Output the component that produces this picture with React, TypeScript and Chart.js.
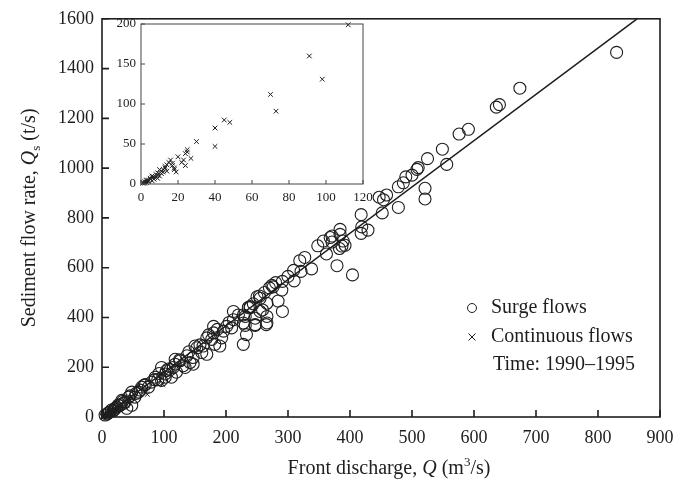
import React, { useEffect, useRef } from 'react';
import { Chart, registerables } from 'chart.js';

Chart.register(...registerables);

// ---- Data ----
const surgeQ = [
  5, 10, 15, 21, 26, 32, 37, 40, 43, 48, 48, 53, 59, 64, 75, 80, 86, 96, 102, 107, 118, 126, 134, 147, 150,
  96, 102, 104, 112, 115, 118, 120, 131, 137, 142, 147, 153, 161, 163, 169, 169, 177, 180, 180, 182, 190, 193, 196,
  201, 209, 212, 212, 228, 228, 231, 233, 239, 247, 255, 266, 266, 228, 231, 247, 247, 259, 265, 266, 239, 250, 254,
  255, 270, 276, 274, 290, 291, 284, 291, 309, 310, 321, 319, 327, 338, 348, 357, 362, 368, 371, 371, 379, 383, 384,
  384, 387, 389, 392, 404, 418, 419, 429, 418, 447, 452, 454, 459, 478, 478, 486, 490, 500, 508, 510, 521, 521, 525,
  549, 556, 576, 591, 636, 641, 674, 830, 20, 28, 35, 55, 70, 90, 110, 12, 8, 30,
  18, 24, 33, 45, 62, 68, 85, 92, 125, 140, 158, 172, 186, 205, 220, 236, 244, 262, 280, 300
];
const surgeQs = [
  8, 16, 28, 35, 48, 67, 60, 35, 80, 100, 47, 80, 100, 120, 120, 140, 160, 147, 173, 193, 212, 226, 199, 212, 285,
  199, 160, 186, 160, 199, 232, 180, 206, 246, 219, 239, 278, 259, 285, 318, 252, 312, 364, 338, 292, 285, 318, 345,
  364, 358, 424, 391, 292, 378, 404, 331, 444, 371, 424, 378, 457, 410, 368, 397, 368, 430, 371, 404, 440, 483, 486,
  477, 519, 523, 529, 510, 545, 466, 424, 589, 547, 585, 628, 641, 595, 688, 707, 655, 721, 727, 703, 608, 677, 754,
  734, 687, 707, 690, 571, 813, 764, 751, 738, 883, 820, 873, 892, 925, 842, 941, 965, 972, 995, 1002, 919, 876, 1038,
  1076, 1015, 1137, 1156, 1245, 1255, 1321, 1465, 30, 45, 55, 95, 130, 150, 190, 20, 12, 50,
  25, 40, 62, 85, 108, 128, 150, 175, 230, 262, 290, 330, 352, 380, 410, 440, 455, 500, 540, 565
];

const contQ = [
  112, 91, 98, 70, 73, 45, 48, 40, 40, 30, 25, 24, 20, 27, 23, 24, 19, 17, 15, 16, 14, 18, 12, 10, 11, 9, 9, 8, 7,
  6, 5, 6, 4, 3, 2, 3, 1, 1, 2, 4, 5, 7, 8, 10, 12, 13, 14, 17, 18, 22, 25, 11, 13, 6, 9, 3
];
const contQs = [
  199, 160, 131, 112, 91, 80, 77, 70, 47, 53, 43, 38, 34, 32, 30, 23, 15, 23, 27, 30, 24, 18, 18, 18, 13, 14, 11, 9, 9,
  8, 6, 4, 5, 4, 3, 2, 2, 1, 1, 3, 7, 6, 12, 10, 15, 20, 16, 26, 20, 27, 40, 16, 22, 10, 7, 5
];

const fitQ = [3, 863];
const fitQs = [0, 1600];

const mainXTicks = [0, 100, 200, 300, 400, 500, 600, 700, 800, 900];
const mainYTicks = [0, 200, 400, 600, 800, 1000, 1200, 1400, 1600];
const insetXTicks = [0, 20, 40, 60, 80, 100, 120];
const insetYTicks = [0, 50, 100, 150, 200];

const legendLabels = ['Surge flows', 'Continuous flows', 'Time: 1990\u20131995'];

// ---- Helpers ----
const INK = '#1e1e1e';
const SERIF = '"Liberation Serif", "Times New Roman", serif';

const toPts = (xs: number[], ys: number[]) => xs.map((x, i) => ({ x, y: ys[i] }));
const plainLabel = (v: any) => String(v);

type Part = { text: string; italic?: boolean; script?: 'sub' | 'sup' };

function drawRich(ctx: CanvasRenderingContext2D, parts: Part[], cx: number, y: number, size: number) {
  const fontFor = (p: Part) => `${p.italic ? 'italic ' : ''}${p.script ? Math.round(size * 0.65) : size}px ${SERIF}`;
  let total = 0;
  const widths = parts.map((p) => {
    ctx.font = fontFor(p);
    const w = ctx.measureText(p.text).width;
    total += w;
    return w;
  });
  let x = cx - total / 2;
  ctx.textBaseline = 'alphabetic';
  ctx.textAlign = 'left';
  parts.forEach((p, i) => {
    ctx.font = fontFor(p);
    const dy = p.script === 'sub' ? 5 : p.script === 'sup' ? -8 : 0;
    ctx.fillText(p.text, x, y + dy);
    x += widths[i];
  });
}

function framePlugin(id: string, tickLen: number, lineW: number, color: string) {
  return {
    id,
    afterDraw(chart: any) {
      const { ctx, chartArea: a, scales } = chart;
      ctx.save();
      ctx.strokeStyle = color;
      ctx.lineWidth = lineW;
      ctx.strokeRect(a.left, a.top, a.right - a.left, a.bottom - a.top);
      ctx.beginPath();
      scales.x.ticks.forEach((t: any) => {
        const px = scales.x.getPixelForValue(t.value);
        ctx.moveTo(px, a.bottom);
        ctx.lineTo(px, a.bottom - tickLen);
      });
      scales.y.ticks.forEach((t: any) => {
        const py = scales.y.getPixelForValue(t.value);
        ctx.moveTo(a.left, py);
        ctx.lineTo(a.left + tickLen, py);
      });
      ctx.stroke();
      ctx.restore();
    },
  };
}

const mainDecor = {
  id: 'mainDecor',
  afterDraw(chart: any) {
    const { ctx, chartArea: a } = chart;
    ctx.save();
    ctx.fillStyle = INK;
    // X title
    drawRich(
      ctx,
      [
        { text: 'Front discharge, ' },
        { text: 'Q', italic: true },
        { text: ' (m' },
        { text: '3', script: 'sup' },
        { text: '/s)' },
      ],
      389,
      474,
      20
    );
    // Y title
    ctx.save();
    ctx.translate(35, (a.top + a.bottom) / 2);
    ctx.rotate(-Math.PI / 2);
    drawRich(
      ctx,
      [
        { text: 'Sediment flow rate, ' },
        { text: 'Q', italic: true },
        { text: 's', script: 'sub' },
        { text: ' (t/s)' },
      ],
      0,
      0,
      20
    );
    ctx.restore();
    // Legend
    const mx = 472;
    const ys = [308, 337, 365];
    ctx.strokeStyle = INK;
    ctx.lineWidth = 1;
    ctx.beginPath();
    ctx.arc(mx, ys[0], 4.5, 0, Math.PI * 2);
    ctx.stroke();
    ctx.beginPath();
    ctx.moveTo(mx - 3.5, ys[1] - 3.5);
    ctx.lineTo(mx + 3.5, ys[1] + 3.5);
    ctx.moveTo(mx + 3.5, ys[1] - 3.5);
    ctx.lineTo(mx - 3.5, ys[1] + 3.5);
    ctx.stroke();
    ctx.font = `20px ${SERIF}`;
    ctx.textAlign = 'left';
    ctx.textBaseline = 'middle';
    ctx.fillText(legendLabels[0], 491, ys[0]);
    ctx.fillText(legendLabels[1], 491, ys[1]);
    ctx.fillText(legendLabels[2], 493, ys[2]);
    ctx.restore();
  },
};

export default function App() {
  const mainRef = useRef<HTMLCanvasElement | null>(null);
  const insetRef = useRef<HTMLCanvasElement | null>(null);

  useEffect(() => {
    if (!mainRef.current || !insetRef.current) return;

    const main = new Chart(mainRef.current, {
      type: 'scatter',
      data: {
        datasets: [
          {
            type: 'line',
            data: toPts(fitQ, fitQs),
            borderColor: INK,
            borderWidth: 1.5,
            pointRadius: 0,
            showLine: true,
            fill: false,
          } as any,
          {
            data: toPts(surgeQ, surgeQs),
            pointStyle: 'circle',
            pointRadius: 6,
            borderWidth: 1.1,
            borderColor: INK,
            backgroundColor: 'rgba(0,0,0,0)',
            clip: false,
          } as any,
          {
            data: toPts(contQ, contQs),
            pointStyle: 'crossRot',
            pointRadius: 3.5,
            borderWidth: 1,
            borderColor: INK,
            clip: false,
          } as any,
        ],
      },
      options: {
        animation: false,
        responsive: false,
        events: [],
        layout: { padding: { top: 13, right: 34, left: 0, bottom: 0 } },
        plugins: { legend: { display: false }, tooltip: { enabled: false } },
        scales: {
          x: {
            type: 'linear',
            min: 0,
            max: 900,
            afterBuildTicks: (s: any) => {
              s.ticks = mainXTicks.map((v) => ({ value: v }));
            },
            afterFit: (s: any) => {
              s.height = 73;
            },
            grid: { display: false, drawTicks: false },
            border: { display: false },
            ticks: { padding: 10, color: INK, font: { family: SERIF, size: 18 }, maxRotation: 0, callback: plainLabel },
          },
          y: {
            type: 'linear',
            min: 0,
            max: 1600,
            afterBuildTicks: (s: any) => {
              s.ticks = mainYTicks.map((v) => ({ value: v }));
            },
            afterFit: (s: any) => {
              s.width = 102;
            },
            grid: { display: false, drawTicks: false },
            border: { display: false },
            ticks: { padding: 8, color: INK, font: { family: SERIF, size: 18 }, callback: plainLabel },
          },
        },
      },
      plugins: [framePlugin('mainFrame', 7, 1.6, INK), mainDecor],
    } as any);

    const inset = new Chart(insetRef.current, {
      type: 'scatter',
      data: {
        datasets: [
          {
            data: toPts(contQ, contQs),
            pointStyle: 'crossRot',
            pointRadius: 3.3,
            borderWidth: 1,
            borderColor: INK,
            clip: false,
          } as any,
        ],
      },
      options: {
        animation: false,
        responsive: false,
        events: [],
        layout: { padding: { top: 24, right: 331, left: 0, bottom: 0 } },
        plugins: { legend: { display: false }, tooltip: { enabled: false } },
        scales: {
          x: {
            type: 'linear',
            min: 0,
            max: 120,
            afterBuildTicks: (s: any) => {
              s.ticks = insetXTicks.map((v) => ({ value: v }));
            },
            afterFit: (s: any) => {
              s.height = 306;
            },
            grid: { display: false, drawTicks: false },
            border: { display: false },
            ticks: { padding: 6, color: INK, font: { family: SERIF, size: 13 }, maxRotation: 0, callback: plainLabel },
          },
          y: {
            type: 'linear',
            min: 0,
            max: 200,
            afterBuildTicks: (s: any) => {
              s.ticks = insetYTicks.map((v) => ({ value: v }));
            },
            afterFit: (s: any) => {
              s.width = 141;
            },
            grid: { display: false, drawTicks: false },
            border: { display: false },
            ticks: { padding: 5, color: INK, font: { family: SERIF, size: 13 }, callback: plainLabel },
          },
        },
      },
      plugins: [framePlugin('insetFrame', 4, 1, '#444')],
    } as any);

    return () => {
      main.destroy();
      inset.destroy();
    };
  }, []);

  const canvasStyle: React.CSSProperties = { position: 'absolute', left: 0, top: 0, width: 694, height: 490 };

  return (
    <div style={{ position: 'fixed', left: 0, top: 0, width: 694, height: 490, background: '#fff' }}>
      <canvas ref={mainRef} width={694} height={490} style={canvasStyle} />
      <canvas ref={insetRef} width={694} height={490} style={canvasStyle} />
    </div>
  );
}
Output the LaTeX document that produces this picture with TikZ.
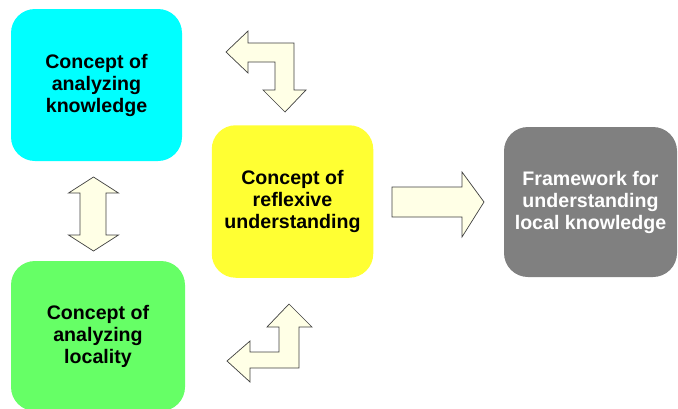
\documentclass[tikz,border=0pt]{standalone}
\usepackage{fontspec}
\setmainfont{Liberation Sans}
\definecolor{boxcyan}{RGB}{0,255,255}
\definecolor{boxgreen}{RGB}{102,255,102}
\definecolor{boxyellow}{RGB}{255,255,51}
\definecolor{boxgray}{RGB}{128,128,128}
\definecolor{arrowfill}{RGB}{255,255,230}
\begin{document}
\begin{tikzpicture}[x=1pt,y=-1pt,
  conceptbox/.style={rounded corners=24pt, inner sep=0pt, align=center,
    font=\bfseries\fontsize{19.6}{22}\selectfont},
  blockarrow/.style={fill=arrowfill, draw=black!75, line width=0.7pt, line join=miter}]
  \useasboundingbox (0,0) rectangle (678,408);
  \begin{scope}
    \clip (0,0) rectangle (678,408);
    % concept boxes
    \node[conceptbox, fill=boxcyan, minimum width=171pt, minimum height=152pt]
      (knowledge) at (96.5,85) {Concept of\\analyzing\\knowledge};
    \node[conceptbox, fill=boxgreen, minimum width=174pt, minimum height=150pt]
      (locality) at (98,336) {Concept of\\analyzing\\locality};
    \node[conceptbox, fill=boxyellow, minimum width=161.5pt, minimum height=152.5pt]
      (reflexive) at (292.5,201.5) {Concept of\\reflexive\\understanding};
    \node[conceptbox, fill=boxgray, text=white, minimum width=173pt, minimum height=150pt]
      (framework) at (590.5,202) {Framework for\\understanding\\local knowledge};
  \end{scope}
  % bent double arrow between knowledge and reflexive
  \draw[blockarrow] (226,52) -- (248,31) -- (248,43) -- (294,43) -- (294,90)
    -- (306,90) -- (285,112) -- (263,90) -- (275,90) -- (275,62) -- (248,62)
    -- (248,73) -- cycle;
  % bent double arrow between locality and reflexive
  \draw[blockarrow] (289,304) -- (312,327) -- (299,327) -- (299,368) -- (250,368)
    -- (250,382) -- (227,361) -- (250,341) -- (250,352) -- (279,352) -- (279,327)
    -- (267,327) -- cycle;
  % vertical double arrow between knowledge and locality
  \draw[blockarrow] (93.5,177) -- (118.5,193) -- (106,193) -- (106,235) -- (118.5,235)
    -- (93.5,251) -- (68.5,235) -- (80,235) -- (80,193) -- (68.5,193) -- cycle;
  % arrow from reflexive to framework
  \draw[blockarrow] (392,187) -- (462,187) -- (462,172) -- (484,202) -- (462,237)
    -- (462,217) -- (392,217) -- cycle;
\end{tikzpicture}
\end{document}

———

Repeat exactly the lines from the first line of the records above through the line containing "Chart.register(...registerables);", both included. Leave out the pictures.

Output the component that produces this picture with React, TypeScript and Chart.js.
import React, { useEffect, useRef } from 'react';
import { Chart, registerables } from 'chart.js';

Chart.register(...registerables);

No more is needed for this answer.